▶ [Goal] Print every entry exactly as written.

* * * * *

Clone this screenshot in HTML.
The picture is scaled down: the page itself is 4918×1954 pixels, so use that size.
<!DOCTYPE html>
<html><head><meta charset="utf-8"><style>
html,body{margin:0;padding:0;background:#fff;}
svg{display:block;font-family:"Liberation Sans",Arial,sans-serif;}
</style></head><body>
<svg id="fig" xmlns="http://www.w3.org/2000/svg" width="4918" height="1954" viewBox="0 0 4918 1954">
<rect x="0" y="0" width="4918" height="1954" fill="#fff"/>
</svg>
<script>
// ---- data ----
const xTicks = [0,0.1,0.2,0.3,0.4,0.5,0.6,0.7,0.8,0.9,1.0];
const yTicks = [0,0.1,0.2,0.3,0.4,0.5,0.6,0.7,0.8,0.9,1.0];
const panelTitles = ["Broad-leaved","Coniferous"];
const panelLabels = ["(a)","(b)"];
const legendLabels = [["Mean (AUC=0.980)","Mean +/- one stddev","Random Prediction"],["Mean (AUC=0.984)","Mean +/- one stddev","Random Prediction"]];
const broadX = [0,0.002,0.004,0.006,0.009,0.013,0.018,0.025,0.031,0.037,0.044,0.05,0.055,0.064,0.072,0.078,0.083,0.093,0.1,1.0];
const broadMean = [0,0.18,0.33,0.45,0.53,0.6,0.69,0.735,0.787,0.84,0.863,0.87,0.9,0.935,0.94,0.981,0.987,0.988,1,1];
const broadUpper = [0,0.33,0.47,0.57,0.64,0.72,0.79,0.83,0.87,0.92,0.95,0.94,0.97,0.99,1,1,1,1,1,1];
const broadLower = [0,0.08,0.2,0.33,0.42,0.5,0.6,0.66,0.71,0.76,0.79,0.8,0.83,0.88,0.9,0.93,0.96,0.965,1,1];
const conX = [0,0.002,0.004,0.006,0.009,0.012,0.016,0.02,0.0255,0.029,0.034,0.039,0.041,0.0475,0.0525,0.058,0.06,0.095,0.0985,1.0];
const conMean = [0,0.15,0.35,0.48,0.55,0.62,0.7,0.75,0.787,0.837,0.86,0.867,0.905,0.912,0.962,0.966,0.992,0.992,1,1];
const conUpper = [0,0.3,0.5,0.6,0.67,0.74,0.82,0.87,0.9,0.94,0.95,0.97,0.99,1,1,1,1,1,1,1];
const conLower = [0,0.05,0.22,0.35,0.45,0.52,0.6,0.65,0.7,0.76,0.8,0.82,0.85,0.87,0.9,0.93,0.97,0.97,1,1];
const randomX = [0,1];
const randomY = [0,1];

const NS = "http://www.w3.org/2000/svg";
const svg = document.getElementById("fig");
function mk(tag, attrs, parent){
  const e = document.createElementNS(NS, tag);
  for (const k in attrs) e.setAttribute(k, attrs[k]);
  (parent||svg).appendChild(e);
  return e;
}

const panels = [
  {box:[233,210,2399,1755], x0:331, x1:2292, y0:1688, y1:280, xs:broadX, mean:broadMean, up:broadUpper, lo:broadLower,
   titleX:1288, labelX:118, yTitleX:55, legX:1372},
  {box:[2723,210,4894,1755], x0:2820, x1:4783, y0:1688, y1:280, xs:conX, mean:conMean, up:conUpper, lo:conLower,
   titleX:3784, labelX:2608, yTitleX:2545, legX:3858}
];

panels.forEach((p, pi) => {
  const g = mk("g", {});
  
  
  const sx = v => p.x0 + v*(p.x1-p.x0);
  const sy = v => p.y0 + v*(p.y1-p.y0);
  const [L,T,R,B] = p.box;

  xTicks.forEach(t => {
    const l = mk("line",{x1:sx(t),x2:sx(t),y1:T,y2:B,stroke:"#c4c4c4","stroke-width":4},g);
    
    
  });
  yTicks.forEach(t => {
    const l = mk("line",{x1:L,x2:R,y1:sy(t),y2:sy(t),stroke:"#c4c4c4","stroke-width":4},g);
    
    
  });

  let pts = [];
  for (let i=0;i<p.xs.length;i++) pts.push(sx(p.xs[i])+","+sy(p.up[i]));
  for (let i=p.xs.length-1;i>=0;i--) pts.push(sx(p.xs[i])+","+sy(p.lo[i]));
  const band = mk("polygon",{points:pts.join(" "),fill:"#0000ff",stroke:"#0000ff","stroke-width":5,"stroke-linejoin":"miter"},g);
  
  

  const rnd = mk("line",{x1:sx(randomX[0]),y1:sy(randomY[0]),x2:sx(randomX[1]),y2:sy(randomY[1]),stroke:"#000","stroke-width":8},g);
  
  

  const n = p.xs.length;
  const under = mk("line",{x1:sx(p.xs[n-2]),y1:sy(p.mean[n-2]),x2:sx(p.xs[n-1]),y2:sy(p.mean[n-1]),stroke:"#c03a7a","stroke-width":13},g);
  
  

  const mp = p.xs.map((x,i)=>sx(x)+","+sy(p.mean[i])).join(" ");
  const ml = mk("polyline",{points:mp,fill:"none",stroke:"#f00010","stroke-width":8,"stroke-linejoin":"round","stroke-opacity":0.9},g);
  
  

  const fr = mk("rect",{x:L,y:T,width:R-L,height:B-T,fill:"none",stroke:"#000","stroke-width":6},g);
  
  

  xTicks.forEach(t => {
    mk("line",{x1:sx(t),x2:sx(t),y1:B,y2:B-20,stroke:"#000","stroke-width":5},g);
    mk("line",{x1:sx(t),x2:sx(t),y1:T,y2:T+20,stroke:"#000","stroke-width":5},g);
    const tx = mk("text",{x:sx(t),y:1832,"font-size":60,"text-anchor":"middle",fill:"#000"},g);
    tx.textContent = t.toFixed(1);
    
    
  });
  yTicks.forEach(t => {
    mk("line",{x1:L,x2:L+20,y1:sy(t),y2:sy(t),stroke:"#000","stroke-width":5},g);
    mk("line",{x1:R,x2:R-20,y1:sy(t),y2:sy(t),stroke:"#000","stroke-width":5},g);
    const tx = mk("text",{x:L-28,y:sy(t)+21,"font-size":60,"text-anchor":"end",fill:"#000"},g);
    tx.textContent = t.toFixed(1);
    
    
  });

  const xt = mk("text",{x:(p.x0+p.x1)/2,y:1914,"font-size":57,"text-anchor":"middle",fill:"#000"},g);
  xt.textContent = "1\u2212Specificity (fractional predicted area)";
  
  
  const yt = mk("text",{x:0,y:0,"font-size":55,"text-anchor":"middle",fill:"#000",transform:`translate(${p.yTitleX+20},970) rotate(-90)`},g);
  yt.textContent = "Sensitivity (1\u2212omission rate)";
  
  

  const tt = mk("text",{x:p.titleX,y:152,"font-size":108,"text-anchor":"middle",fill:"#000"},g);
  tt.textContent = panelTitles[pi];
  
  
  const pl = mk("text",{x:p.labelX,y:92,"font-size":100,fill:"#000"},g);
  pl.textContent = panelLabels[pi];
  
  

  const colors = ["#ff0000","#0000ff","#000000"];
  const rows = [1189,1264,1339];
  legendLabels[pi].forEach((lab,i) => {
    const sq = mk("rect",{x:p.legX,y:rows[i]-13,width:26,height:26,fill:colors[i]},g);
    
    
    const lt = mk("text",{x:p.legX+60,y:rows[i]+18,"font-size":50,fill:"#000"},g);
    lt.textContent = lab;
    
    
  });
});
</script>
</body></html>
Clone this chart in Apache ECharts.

* * * * *

▶ [Written answer]
Clone this screenshot in HTML.
The picture is scaled down: the page itself is 4918×1954 pixels, so use that size.
<!DOCTYPE html>
<html><head><meta charset="utf-8"><style>
html,body{margin:0;padding:0;background:#fff;}
svg{display:block;font-family:"Liberation Sans",Arial,sans-serif;}
</style></head><body>
<svg id="fig" xmlns="http://www.w3.org/2000/svg" width="4918" height="1954" viewBox="0 0 4918 1954">
<rect x="0" y="0" width="4918" height="1954" fill="#fff"/>
</svg>
<script>
// ---- data ----
const xTicks = [0,0.1,0.2,0.3,0.4,0.5,0.6,0.7,0.8,0.9,1.0];
const yTicks = [0,0.1,0.2,0.3,0.4,0.5,0.6,0.7,0.8,0.9,1.0];
const panelTitles = ["Broad-leaved","Coniferous"];
const panelLabels = ["(a)","(b)"];
const legendLabels = [["Mean (AUC=0.980)","Mean +/- one stddev","Random Prediction"],["Mean (AUC=0.984)","Mean +/- one stddev","Random Prediction"]];
const broadX = [0,0.002,0.004,0.006,0.009,0.013,0.018,0.025,0.031,0.037,0.044,0.05,0.055,0.064,0.072,0.078,0.083,0.093,0.1,1.0];
const broadMean = [0,0.18,0.33,0.45,0.53,0.6,0.69,0.735,0.787,0.84,0.863,0.87,0.9,0.935,0.94,0.981,0.987,0.988,1,1];
const broadUpper = [0,0.33,0.47,0.57,0.64,0.72,0.79,0.83,0.87,0.92,0.95,0.94,0.97,0.99,1,1,1,1,1,1];
const broadLower = [0,0.08,0.2,0.33,0.42,0.5,0.6,0.66,0.71,0.76,0.79,0.8,0.83,0.88,0.9,0.93,0.96,0.965,1,1];
const conX = [0,0.002,0.004,0.006,0.009,0.012,0.016,0.02,0.0255,0.029,0.034,0.039,0.041,0.0475,0.0525,0.058,0.06,0.095,0.0985,1.0];
const conMean = [0,0.15,0.35,0.48,0.55,0.62,0.7,0.75,0.787,0.837,0.86,0.867,0.905,0.912,0.962,0.966,0.992,0.992,1,1];
const conUpper = [0,0.3,0.5,0.6,0.67,0.74,0.82,0.87,0.9,0.94,0.95,0.97,0.99,1,1,1,1,1,1,1];
const conLower = [0,0.05,0.22,0.35,0.45,0.52,0.6,0.65,0.7,0.76,0.8,0.82,0.85,0.87,0.9,0.93,0.97,0.97,1,1];
const randomX = [0,1];
const randomY = [0,1];

const NS = "http://www.w3.org/2000/svg";
const svg = document.getElementById("fig");
function mk(tag, attrs, parent){
  const e = document.createElementNS(NS, tag);
  for (const k in attrs) e.setAttribute(k, attrs[k]);
  (parent||svg).appendChild(e);
  return e;
}

const panels = [
  {box:[233,210,2399,1755], x0:331, x1:2292, y0:1688, y1:280, xs:broadX, mean:broadMean, up:broadUpper, lo:broadLower,
   titleX:1288, labelX:118, yTitleX:55, legX:1372},
  {box:[2723,210,4894,1755], x0:2820, x1:4783, y0:1688, y1:280, xs:conX, mean:conMean, up:conUpper, lo:conLower,
   titleX:3784, labelX:2608, yTitleX:2545, legX:3858}
];

panels.forEach((p, pi) => {
  const g = mk("g", {});
  
  
  const sx = v => p.x0 + v*(p.x1-p.x0);
  const sy = v => p.y0 + v*(p.y1-p.y0);
  const [L,T,R,B] = p.box;

  xTicks.forEach(t => {
    const l = mk("line",{x1:sx(t),x2:sx(t),y1:T,y2:B,stroke:"#c4c4c4","stroke-width":4},g);
    
    
  });
  yTicks.forEach(t => {
    const l = mk("line",{x1:L,x2:R,y1:sy(t),y2:sy(t),stroke:"#c4c4c4","stroke-width":4},g);
    
    
  });

  let pts = [];
  for (let i=0;i<p.xs.length;i++) pts.push(sx(p.xs[i])+","+sy(p.up[i]));
  for (let i=p.xs.length-1;i>=0;i--) pts.push(sx(p.xs[i])+","+sy(p.lo[i]));
  const band = mk("polygon",{points:pts.join(" "),fill:"#0000ff",stroke:"#0000ff","stroke-width":5,"stroke-linejoin":"miter"},g);
  
  

  const rnd = mk("line",{x1:sx(randomX[0]),y1:sy(randomY[0]),x2:sx(randomX[1]),y2:sy(randomY[1]),stroke:"#000","stroke-width":8},g);
  
  

  const n = p.xs.length;
  const under = mk("line",{x1:sx(p.xs[n-2]),y1:sy(p.mean[n-2]),x2:sx(p.xs[n-1]),y2:sy(p.mean[n-1]),stroke:"#c03a7a","stroke-width":13},g);
  
  

  const mp = p.xs.map((x,i)=>sx(x)+","+sy(p.mean[i])).join(" ");
  const ml = mk("polyline",{points:mp,fill:"none",stroke:"#f00010","stroke-width":8,"stroke-linejoin":"round","stroke-opacity":0.9},g);
  
  

  const fr = mk("rect",{x:L,y:T,width:R-L,height:B-T,fill:"none",stroke:"#000","stroke-width":6},g);
  
  

  xTicks.forEach(t => {
    mk("line",{x1:sx(t),x2:sx(t),y1:B,y2:B-20,stroke:"#000","stroke-width":5},g);
    mk("line",{x1:sx(t),x2:sx(t),y1:T,y2:T+20,stroke:"#000","stroke-width":5},g);
    const tx = mk("text",{x:sx(t),y:1832,"font-size":60,"text-anchor":"middle",fill:"#000"},g);
    tx.textContent = t.toFixed(1);
    
    
  });
  yTicks.forEach(t => {
    mk("line",{x1:L,x2:L+20,y1:sy(t),y2:sy(t),stroke:"#000","stroke-width":5},g);
    mk("line",{x1:R,x2:R-20,y1:sy(t),y2:sy(t),stroke:"#000","stroke-width":5},g);
    const tx = mk("text",{x:L-28,y:sy(t)+21,"font-size":60,"text-anchor":"end",fill:"#000"},g);
    tx.textContent = t.toFixed(1);
    
    
  });

  const xt = mk("text",{x:(p.x0+p.x1)/2,y:1914,"font-size":57,"text-anchor":"middle",fill:"#000"},g);
  xt.textContent = "1\u2212Specificity (fractional predicted area)";
  
  
  const yt = mk("text",{x:0,y:0,"font-size":55,"text-anchor":"middle",fill:"#000",transform:`translate(${p.yTitleX+20},970) rotate(-90)`},g);
  yt.textContent = "Sensitivity (1\u2212omission rate)";
  
  

  const tt = mk("text",{x:p.titleX,y:152,"font-size":108,"text-anchor":"middle",fill:"#000"},g);
  tt.textContent = panelTitles[pi];
  
  
  const pl = mk("text",{x:p.labelX,y:92,"font-size":100,fill:"#000"},g);
  pl.textContent = panelLabels[pi];
  
  

  const colors = ["#ff0000","#0000ff","#000000"];
  const rows = [1189,1264,1339];
  legendLabels[pi].forEach((lab,i) => {
    const sq = mk("rect",{x:p.legX,y:rows[i]-13,width:26,height:26,fill:colors[i]},g);
    
    
    const lt = mk("text",{x:p.legX+60,y:rows[i]+18,"font-size":50,fill:"#000"},g);
    lt.textContent = lab;
    
    
  });
});
</script>
</body></html>
Clone this chart in Apache ECharts.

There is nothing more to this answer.